While searching for possible solutions, Ryerson came across a body of research by Miguel Sabido, who is known for producing popular televnovelas, or soap operas, in Latin America. Just like U.S. dramas such as Gossip Girl ignited interest in rompers or Sex and the City in Christian Louboutin pumps, the telenovelas had a powerful influence on fashion trends. But the shows could do more than boost clothing sales—they could also send out positive messages for social change.

An emotional connection with a character is the key to the success of the PMC dramas, says Katie Elmore, communications director. Cultural relevance is the other key. For that reason, PMC shoots all of its shows on location in the host country. They also recruit writers and actors from the local film and theater scene and hire in-country production teams. To ensure that they are emphasizing the right message and hitting the right target, the writers often gather local residents and quiz them during a series of focus groups.

“It’s all done by locals because they know the countries best, so they can create realistic characters,” Elmore says.

In Jamaica, for example, PMC picked up on some local slang for the title of their radio series Outta Road, which means “What’s happening out on the streets.” The show, which focuses on teens, uses a reggae beat and local street language. The characters deal with challenges like HIV and teen pregnancy. Surveys show 56% of listeners were inspired to avoid risky behaviors, say no to sex and avoid gangs and gun violence after listening.

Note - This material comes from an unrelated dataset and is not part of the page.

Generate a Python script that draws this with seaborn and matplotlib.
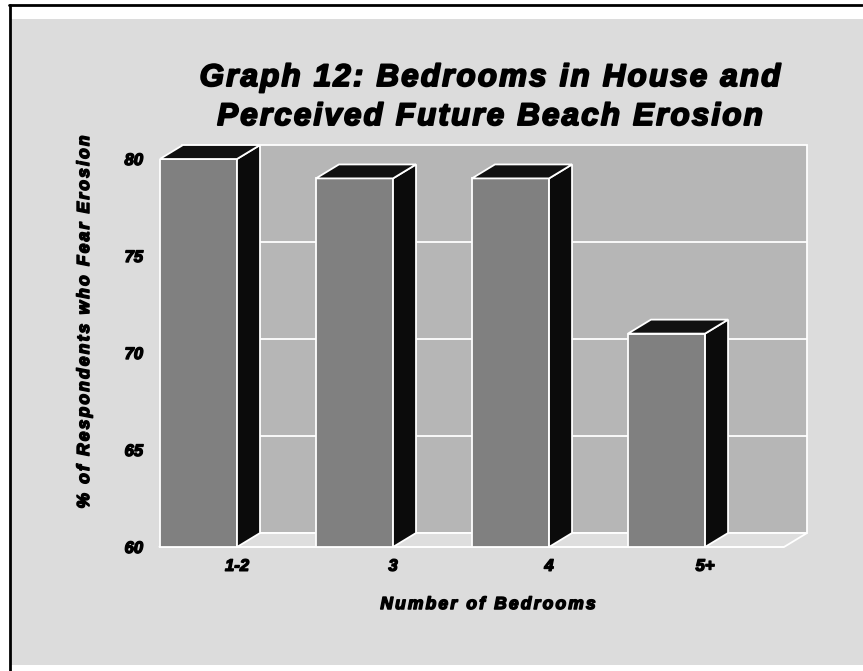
import numpy as np
import pandas as pd
import matplotlib
matplotlib.use("Agg")
import matplotlib.pyplot as plt
import seaborn as sns
from matplotlib.patches import Polygon, Rectangle
from matplotlib.lines import Line2D
from matplotlib import font_manager
from matplotlib import patheffects
from matplotlib.ft2font import FT2Font
from matplotlib.transforms import ScaledTranslation

# ---- data -------------------------------------------------------------
categories = ["1-2", "3", "4", "5+"]
fear_pct = [80, 79, 79, 71]
y_ticks = [60, 65, 70, 75, 80]
title_lines = ["Graph 12: Bedrooms in House and", "Perceived Future Beach Erosion"]
x_title = "Number of Bedrooms"
y_title = "% of Respondents who Fear Erosion"

# ---- styling constants -------------------------------------------------
W, H, DPI = 863, 671, 100
BAR_W = 0.494           # bar width in category units
DX, DY = 0.1474, 0.72   # 3-D depth offset (x in category units, y in %)
X_LO, X_HI = -0.253, 3.753
Y_LO, Y_HI = 60, 80

FRONT = "#808080"
SIDE = "#0b0b0b"
TOP = "#111111"
WALL = "#b6b6b6"
FLOOR = "#dedede"
PAGE = "#dcdcdc"

sns.set_theme(style="white")
plt.rcParams["font.family"] = ["Liberation Sans", "DejaVu Sans"]

fig = plt.figure(figsize=(W / DPI, H / DPI), dpi=DPI)
fig.patch.set_facecolor("white")


def fx(px):
    return px / W


def fy(py):
    return 1 - py / H


def heavy(lw):
    # thickens the bold glyphs into a black-weight look
    return [patheffects.withStroke(linewidth=lw, foreground="black")]


# page panel with its black top/left rule
fig.add_artist(Rectangle((fx(11), fy(665)), fx(863) - fx(11), fy(19) - fy(665),
                         transform=fig.transFigure, facecolor=PAGE,
                         edgecolor="none", zorder=-2))
fig.add_artist(Line2D([fx(9), fx(862)], [fy(5), fy(5)], color="black",
                      lw=2.0, transform=fig.transFigure, zorder=-1))
fig.add_artist(Line2D([fx(10), fx(10)], [fy(5), fy(671)], color="black",
                      lw=2.0, transform=fig.transFigure, zorder=-1))

# ---- letter-spaced bold italic text ----------------------------------
FONT_PATH = font_manager.findfont(
    font_manager.FontProperties(family="Liberation Sans", weight="bold", style="italic"))
try:
    from matplotlib.ft2font import LoadFlags
    NO_HINT = LoadFlags.NO_HINTING
except ImportError:
    from matplotlib.ft2font import LOAD_NO_HINTING as NO_HINT


def advances(s, size):
    ft = FT2Font(FONT_PATH)
    ft.set_size(size, 72)
    return [ft.load_char(ord(ch), flags=NO_HINT).linearHoriAdvance / 65536 for ch in s]


def spaced_text(x_px, y_px, s, size, track_pt, rotation=0, stroke=1.2):
    adv = advances(s, size)
    total = sum(adv) + track_pt * (len(s) - 1)
    th = np.deg2rad(rotation)
    c, si = np.cos(th), np.sin(th)
    pos = -total / 2
    for ch, a in zip(s, adv):
        if ch != " ":
            off = ScaledTranslation(pos * c / 72, pos * si / 72, fig.dpi_scale_trans)
            fig.text(fx(x_px), fy(y_px), ch, transform=fig.transFigure + off,
                     fontsize=size, fontweight="bold", fontstyle="italic",
                     family="Liberation Sans", rotation=rotation,
                     rotation_mode="anchor", ha="left", va="baseline", color="black",
                     path_effects=heavy(stroke))
        pos += a + track_pt


# ---- chart ------------------------------------------------------------
ax = fig.add_axes([fx(159), fy(547), fx(784) - fx(159), fy(159) - fy(547)])
ax.set_facecolor("none")

df = pd.DataFrame({"bedrooms": categories, "pct": fear_pct})
sns.barplot(data=df, x="bedrooms", y="pct", order=categories, color=FRONT,
            saturation=1, width=BAR_W, edgecolor="white", linewidth=1.3,
            ax=ax, zorder=3)

ax.set_xlim(X_LO, X_HI)
ax.set_ylim(Y_LO, Y_HI)
for sp in ax.spines.values():
    sp.set_visible(False)

# back wall with its grid
wall = Polygon([(X_LO + DX, Y_LO + DY), (X_HI + DX, Y_LO + DY),
                (X_HI + DX, Y_HI + DY), (X_LO + DX, Y_HI + DY)],
               closed=True, facecolor=WALL, edgecolor="white", lw=1.3,
               clip_on=False, zorder=0.5)
ax.add_patch(wall)
for v in y_ticks[1:-1]:
    ax.plot([X_LO + DX, X_HI + DX], [v + DY, v + DY], color="white", lw=1.3,
            clip_on=False, zorder=0.7, solid_capstyle="butt")

# floor
floor = Polygon([(X_LO, Y_LO), (X_HI, Y_LO), (X_HI + DX, Y_LO + DY), (X_LO + DX, Y_LO + DY)],
                closed=True, facecolor=FLOOR, edgecolor="white", lw=1.3,
                clip_on=False, zorder=0.6)
ax.add_patch(floor)

# side and top faces of each bar, built from the drawn bar rectangles
for p in list(ax.patches):
    if not hasattr(p, "get_width") or p in (wall, floor):
        continue
    x0, w = p.get_x(), p.get_width()
    top = p.get_y() + p.get_height()
    side = Polygon([(x0 + w, Y_LO), (x0 + w + DX, Y_LO + DY),
                    (x0 + w + DX, top + DY), (x0 + w, top)],
                   closed=True, facecolor=SIDE, edgecolor="white", lw=1.3,
                   clip_on=False, zorder=3.5)
    lid = Polygon([(x0, top), (x0 + w, top), (x0 + w + DX, top + DY), (x0 + DX, top + DY)],
                  closed=True, facecolor=TOP, edgecolor="white", lw=1.3,
                  clip_on=False, zorder=3.6)
    ax.add_patch(side)
    ax.add_patch(lid)

ax.plot([X_LO, X_HI], [Y_LO, Y_LO], color="white", lw=1.3, clip_on=False,
        zorder=4, solid_capstyle="butt")

# ticks
ax.set_yticks(y_ticks)
ax.set_yticklabels([str(v) for v in y_ticks])
ax.set_xticks([i + BAR_W / 2 for i in range(len(categories))])
ax.set_xticklabels(categories)
ax.tick_params(axis="y", length=0, pad=11.5, labelsize=12)
ax.tick_params(axis="x", length=0, pad=8.5, labelsize=12)
for lab in ax.get_xticklabels() + ax.get_yticklabels():
    lab.set_fontweight("bold")
    lab.set_fontstyle("italic")
    lab.set_color("black")
    lab.set_path_effects(heavy(1.0))
ax.set_xlabel("")
ax.set_ylabel("")

# titles and axis titles
spaced_text(490, 86, title_lines[0], 22.5, 1.6, stroke=1.4)
spaced_text(490, 125, title_lines[1], 22.5, 1.6, stroke=1.4)
spaced_text(488, 609, x_title, 12.5, 1.6, stroke=1.1)
spaced_text(89, 322, y_title, 12.5, 1.6, rotation=90, stroke=1.1)

fig.savefig("out.png", dpi=DPI)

“People feel a bond with the character, so they really connect with their emotions,” Elmore says. “The characters are serving as role models for good decision-making.”

Another long-running show, called Paginas da Vida (“Pages of Life”), aired for several years in Brazil. It showed a teen mother struggling in poverty. PMC teamed up with a local Planned Parenthood clinic to measure the results. A total of 36% of women said they were at the clinic because they heard about family planning on Paginas da Vida.

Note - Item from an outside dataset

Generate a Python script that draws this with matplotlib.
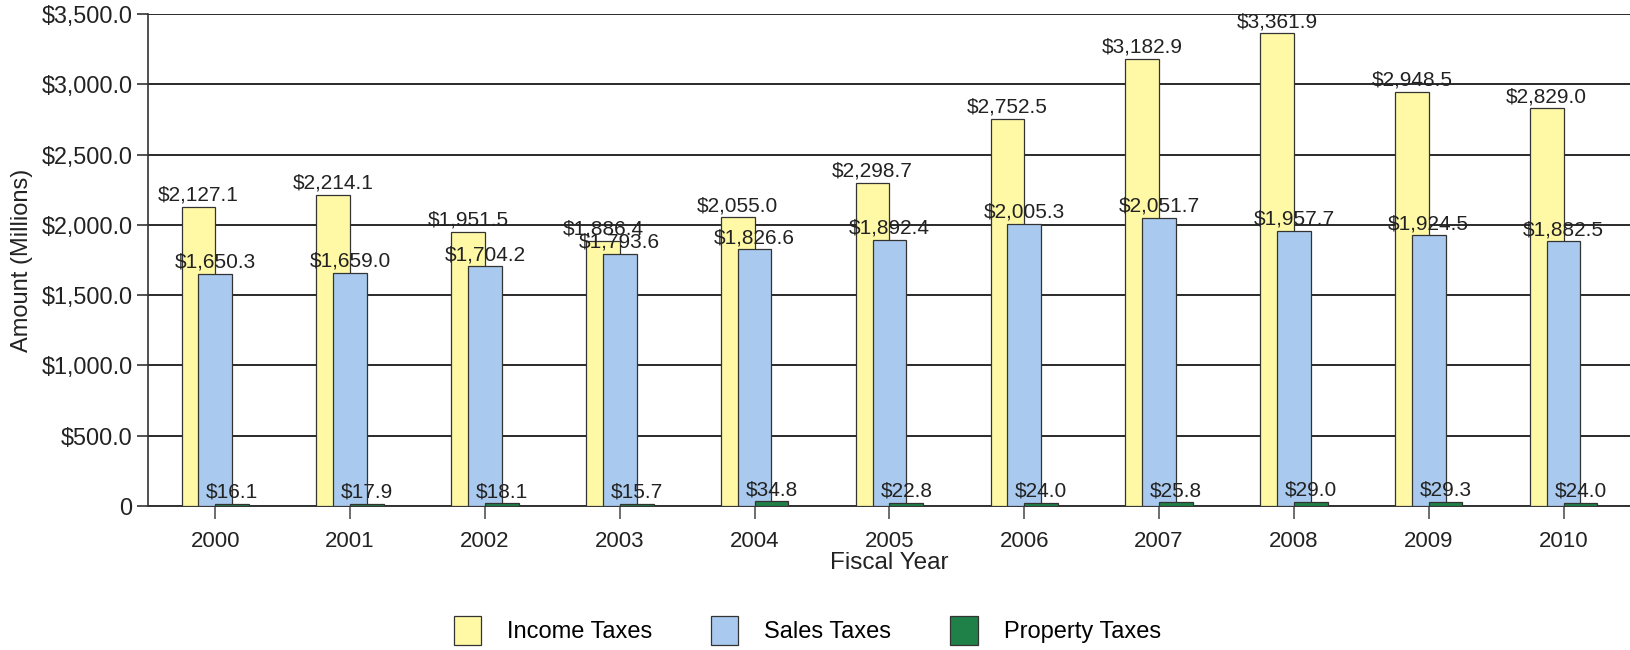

Laura Zaks, a spokesperson for International Planned Parenthood Federation, calls these programs “innovative,” and applauds their preventative health messages and their ability to spur positive behavior changes. “They show the important role that mass media can play in ensuring that all people, particularly those who are harder to reach, access the services and information they need to lead healthy lives,” Zaks says.

Dr. Rachel Jones, a professor at Rutgers College of Nursing, is making similar videos with an HIV/AIDS prevention focus as part of a National Institutes of Health-funded study.

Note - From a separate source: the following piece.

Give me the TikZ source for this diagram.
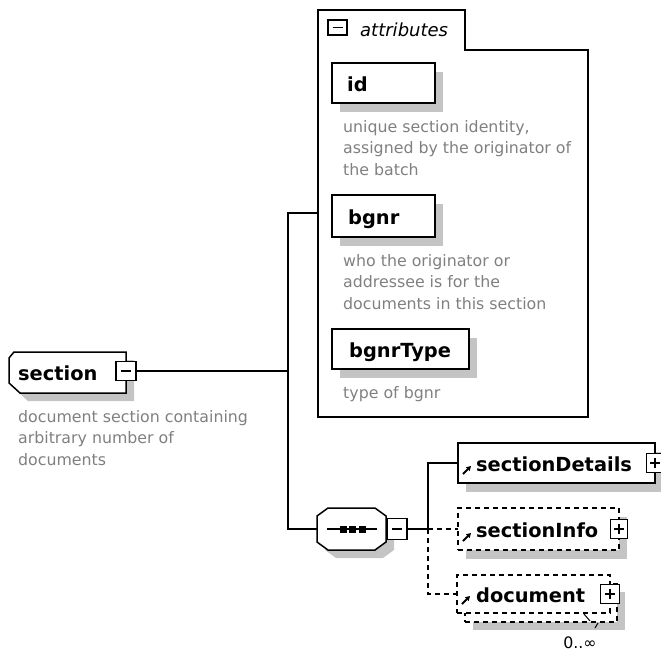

“There’s tremendous power in this modality,” Jones says. Instead of radio and television, she is streaming videos on cell phones with 3G. Jones was also inspired by the Sabido Method, and says providers in Iraq, South Africa and Thailand have all asked for copies of her videos.

She hopes family planning and HIV/AIDS-prevention messages will spread to major Hollywood shows and movies. One of the experts on PMC’s advisory board is a producer for the ABC hospital drama Grey’s Anatomy.

“It takes a lot more to stand out in the U.S. because we have a saturated media market,” Elmore says. “But we are really excited about starting to explore a program here.”

Specifically, PMC is working on a new drama in the U.S. that will target Hispanic audiences with a teen pregnancy message. Like all of their shows, it will have strong storylines and relatable characters. “It’s not about telling the audience what to do,” Elmore says. “It’s about showing the outcomes of various decisions.”

The agency is also exploring interactive video games with a team-building message for a primarily male audience. They tested a soccer game called Break Out during the World Cup in South Africa with positive results. Winning the game requires making good decisions; it promotes teamwork and respect.

“Not all problems can be solved by opening a clinic,” Elmore says.